La Giornata Nazionale del Paesaggio diviene dunque a livello locale un’occasione unica per spingere la comunità salentina a riappropriarsi del proprio paesaggio, a viverlo come riferimento identitario, contribuendo alla sua salvaguardia e alla sua valorizzazione con azioni concrete e progettualità condivise. L’attrattività turistica del nostro territorio è largamente incentrata sulle sue qualità paesaggistiche, ma lo sviluppo turistico come può concorrere alla valorizzazione del paesaggio, così può divenirne uno dei più pervasivi agenti compromissori; e del resto nel nostro territorio gli esempi del secondo tipo davvero non mancano. La tutela del paesaggio salentino, in quanto «bene comune», è dunque una priorità assoluta che necessita del concorso di tutti gli attori locali, ma soprattutto di una strategia concertata.

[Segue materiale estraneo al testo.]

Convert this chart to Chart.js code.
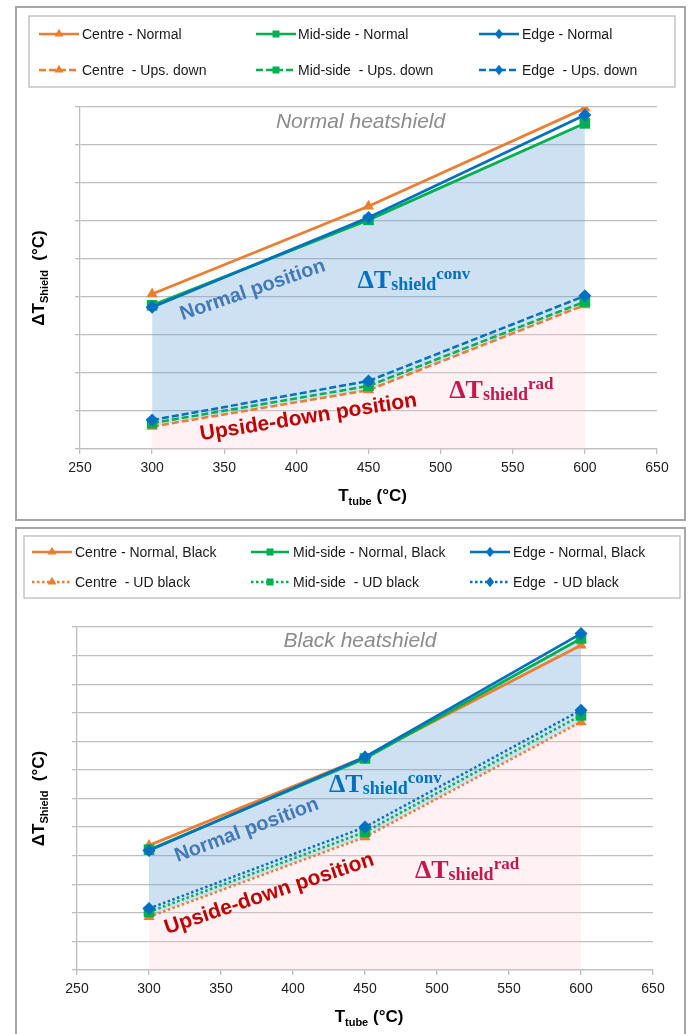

L’impegno del Dipartimento di Storia, Società e Studi sull’Uomo è quello di creare, in collaborazione con gli altri Dipartimenti dell’Università del Salento e di quanti vorranno condividere questo progetto, un Osservatorio permanente sul Paesaggio Salentino al fine non soltanto di monitorare la sua evoluzione con l’intento di individuare i fattori di rischio e prevenire eventuali criticità, ma anche quello di orientare e supportare gli attori politici nella definizione di un quadro organico d’intervento a tutela di questa risorsa strategica e della sua valorizzazione. Confidiamo che questo impegno possa essere di stimolo ad un’azione corale che coinvolga tutto il territorio.